[AIM OF THE EXERCISE]: Locate each line holding the string "this" and copy it.

*** PROVIDED DATA

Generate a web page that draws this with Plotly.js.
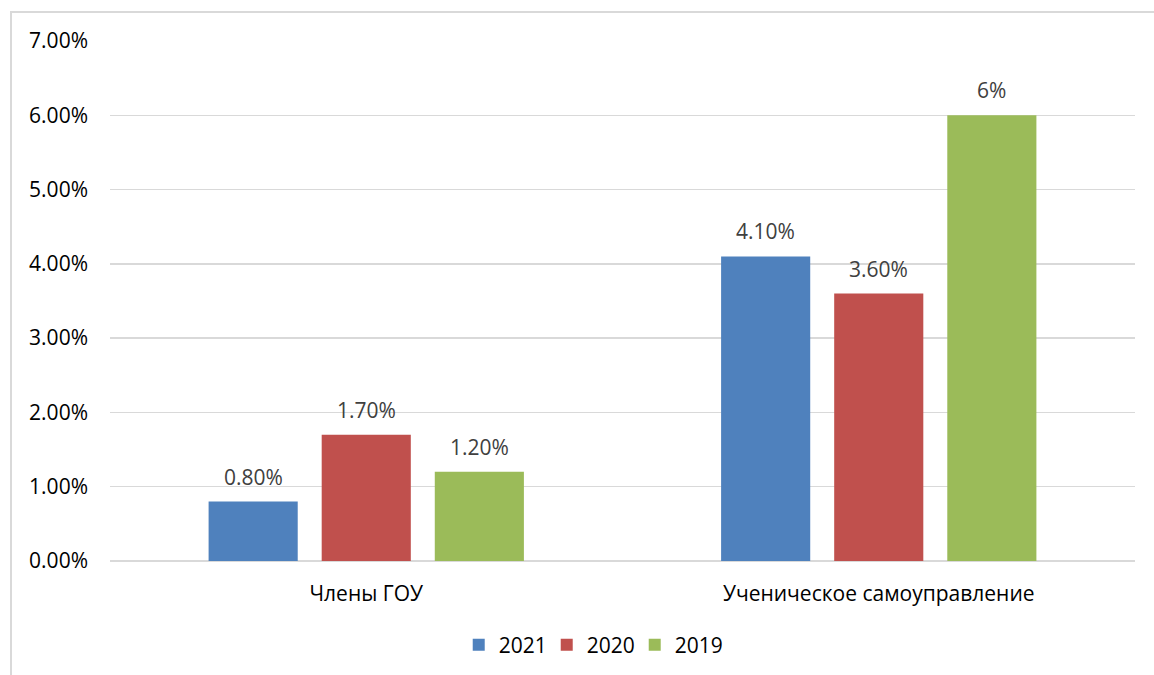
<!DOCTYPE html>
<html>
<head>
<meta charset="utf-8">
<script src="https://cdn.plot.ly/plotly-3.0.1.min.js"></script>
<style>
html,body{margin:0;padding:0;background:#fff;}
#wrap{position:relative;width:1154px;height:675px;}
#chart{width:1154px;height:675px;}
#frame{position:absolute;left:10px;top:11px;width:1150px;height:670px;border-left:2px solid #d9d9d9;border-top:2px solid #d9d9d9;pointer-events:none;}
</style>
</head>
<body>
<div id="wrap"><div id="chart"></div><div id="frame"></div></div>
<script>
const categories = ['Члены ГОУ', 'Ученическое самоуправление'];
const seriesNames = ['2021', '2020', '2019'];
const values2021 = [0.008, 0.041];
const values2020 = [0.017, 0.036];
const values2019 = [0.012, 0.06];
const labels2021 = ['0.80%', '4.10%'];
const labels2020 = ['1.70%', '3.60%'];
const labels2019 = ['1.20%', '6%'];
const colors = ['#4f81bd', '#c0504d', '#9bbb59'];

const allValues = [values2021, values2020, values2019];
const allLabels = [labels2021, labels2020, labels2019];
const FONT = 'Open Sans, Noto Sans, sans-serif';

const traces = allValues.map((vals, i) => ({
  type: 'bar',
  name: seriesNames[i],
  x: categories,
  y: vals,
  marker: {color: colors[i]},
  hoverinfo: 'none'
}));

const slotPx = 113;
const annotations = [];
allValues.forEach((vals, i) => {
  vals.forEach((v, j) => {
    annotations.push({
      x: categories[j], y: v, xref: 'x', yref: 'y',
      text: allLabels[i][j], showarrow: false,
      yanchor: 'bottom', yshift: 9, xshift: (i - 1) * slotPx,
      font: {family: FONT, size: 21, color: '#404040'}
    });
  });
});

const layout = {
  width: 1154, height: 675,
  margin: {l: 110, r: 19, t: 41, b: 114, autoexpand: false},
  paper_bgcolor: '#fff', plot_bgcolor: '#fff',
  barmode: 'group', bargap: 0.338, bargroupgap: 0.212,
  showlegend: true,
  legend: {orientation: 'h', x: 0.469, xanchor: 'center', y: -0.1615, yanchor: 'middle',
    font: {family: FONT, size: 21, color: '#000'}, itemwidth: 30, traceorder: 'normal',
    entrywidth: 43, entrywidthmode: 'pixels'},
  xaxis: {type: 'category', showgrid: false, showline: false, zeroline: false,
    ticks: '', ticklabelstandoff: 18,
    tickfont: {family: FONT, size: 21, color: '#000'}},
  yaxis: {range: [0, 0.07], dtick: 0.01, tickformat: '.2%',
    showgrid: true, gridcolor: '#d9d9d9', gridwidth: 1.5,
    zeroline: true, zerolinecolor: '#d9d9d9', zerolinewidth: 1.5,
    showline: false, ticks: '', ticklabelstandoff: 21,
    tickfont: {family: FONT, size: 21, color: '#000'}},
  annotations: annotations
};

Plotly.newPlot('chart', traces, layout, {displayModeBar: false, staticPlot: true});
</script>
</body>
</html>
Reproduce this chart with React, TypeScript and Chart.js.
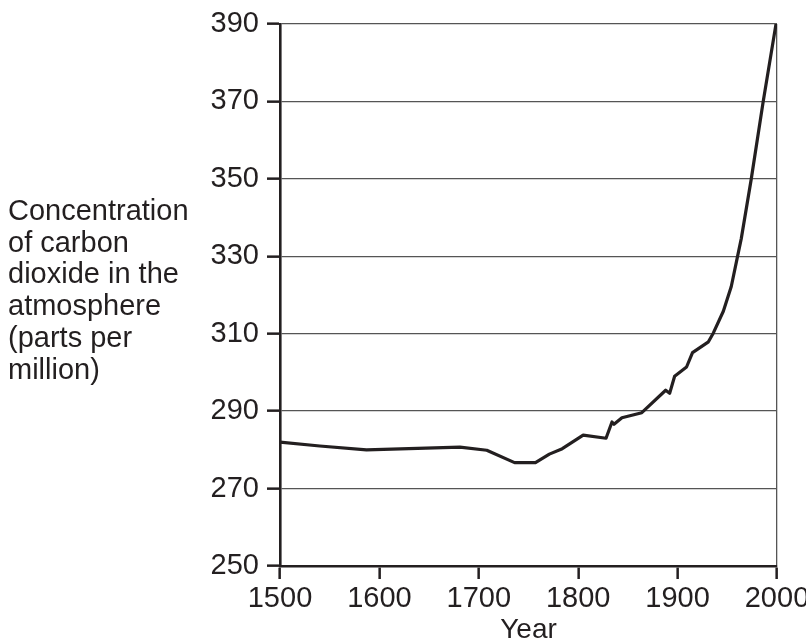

******

[RESPONSE BELOW]:
Generate a web page that draws this with Plotly.js.
Reproduce this chart with React, TypeScript and Chart.js.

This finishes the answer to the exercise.